South Florida Ecosystem Restoration:
An Overall Strategic Plan and a Decision-Making Process Are Needed to Keep the Effort on Track
T-RCED-99-157: Published: Apr 22, 1999. Publicly Released: Apr 22, 1999.
Pursuant to a congressional request, GAO discussed the South Florida Ecosystem Restoration Initiative, focusing on: (1) how much and for what purposes federal funding has been provided for the restoration of the South Florida ecosystem; and (2) how well the restoration effort is being coordinated and managed.

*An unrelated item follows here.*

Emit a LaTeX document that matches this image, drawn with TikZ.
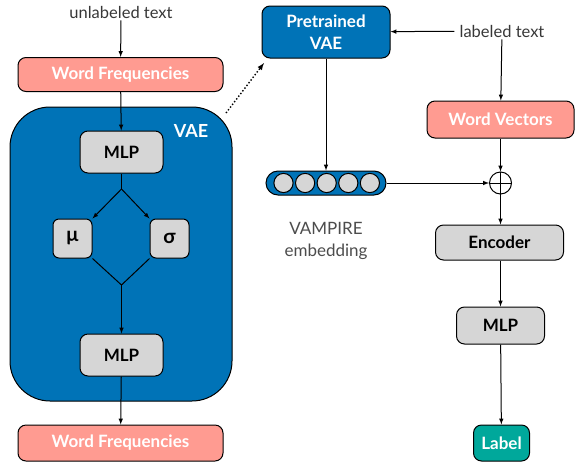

GAO noted that: (1) it estimated that over $1.2 billion in federal funds was provided for this effort from fiscal year (FY) 1993 through FY 1999; (2) over 75 percent of the federal expenditures from FY 1993 through FY 1998 have been made by agencies within the Department of the Interior and the U.S. Army Corps of Engineers; (3) the federal funding provided to date represents only a down payment; (4) while no official cost projection for the total restoration effort has been made, a major component, the implementation of the Central and Southern Florida Project Comprehensive Review Study, is estimated to cost an additional $7.8 billion, which will be shared equally by the federal and state governments; (5) the Restudy is designed to substantially increase the amount of water that is delivered to natural areas while enhancing agricultural and urban water supplies; (6) according to the executive director of the South Florida Ecosystem Task Force, at least $2 billion beyond the $7.8 billion will be needed to complete the restoration effort; (7) this money will be used to acquire additional lands, construct other infrastructure projects, and eradicate exotic plant species; (8) consequently, the restoration effort, which is expected to take at least 20 years to complete, could cost at least $11 billion; (9) the Task Force, a group that brings together representatives of federal, state, and local agencies and affected tribes, is responsible for coordinating the participating entities' implementation of the initiative; (10) however, a strategic plan that clearly lays out how the initiative will be accomplished and includes quantifiable goals and performance measures has not yet been developed; (11) in addition, the Task Force is a coordinating body, not a decisionmaking body, and thus is limited in its ability to manage and make decisions for the overall restoration effort; (12) as GAO's review indicates, even with the coordination efforts of the Task Force, two ongoing infrastructure projects that are integral to the restoration effort are taking longer and costing more than planned, in part because the federal and state agencies involved are unable to agree on components of these projects; and (13) given the scope and complexity of the initiative and the difficulties already being encountered, additional delays and cost overruns are likely in the future, and the accomplishment of the initiative's overall goals is at risk.